Il dibattito sulla pizza è anche, giocoforza, sulla mozzarella. Le due grandi scuole sono Caserta e Battipaglia; alla seconda fazione appartiene il mitico caseificio Vannulo di Capaccio Scalo, punto di non ritorno della mozzarella di bufala. Un prodotto reso ancor più esoterico dall’impossibilità di ottenerlo se non lo si acquista in loco, possibilmente arrivando la mattina abbastanza presto ché la mozzarella finisce in fretta. Fondamentale anche lo yogurt fatto con il latte di bufala.
W come… World’s 50 Best.
Fuori le guide, dentro le classifiche: fra gastro-introdotti “i migliori ristoranti del mondo” sono quelli elencati nella S. Pellegrino World’s 50 Best Restaurant, guida controversa quanto popolare che il vero fissato manda a memoria come un mantra. Non paghi di Masterchef, abbiamo livebloggato pure quella.
X come… X Factor.
No, non lo guardo in attesa che cominci Masterchef. La mia è un’osservazione sul lessico dell’alta cucina: sempre più spesso il criterio con cui si distingue un bravo chef da uno grande è che il secondo “ha l’X Factor”. In cosa questo consista è tutto da discutere.
Y e T come… Yelp, Tripadvisor e i loro fratelli.
Siti che valutano ristoranti e alberghi, oggetto di infinite polemiche.
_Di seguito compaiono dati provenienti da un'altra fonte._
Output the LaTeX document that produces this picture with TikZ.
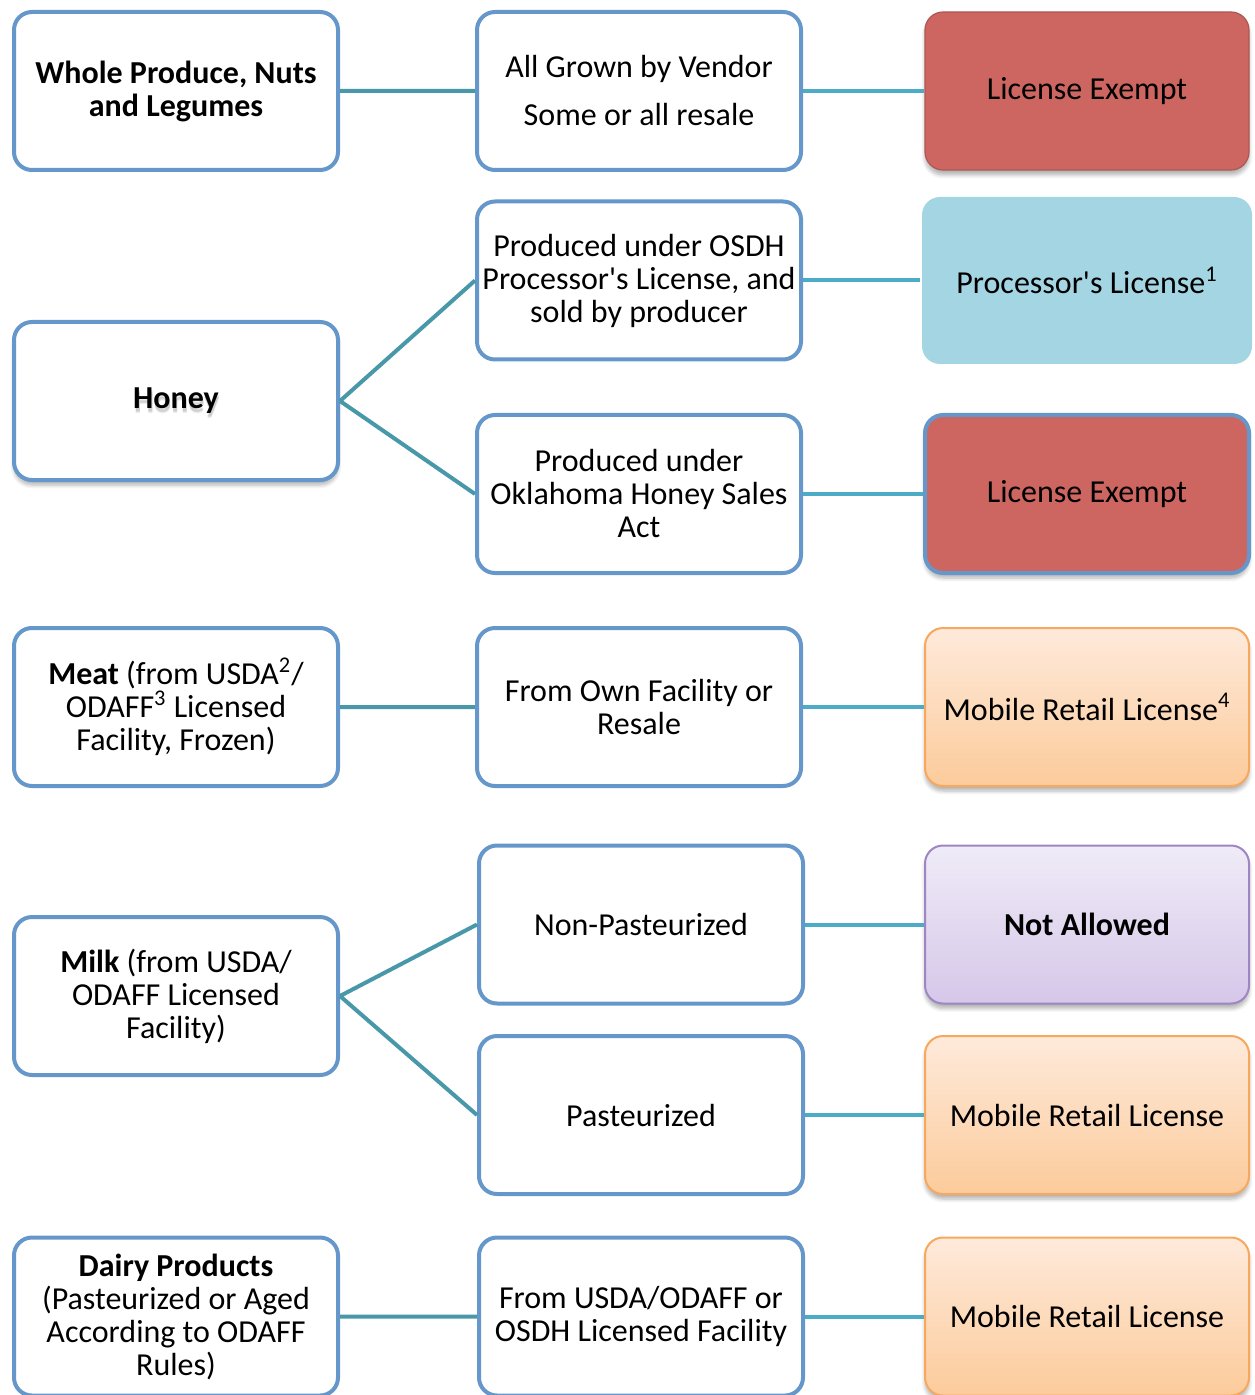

Perché non tutte le recensioni sono autentiche, alcune sono scritte apposta per incensare i propri locali o denigrare quelli della concorrenza, non è possibile capire se la tal persona ha davvero mangiato nel tal ristorante o no. Eppure continuano ad essere immensamente popolari, nonostante la scarsissima affidabilità. E ribadisco scarsissima: voglio dire, questi, secondo Tripadvisor, sono i migliori dieci ristoranti di Roma.
Z come… Zenzero e Zafferano.
Due spezie che richiamano i nomi di due tra i blog di cucina più seguiti, Un tocco di zenzero e Giallozafferano. Le tenutarie, Sandra Salerno e Sonia Peronaci, sono i punti di riferimento per un’intera generazione di foodblogger, laddove “foodblogger” è nome femminile. Loro sono quelle che, partendo da zero, ce l’hanno fatta, da sole. Il modello che ricorda che se ci sono capacità, buona volontà e passione, si può fare della propria vita ciò che si vuole.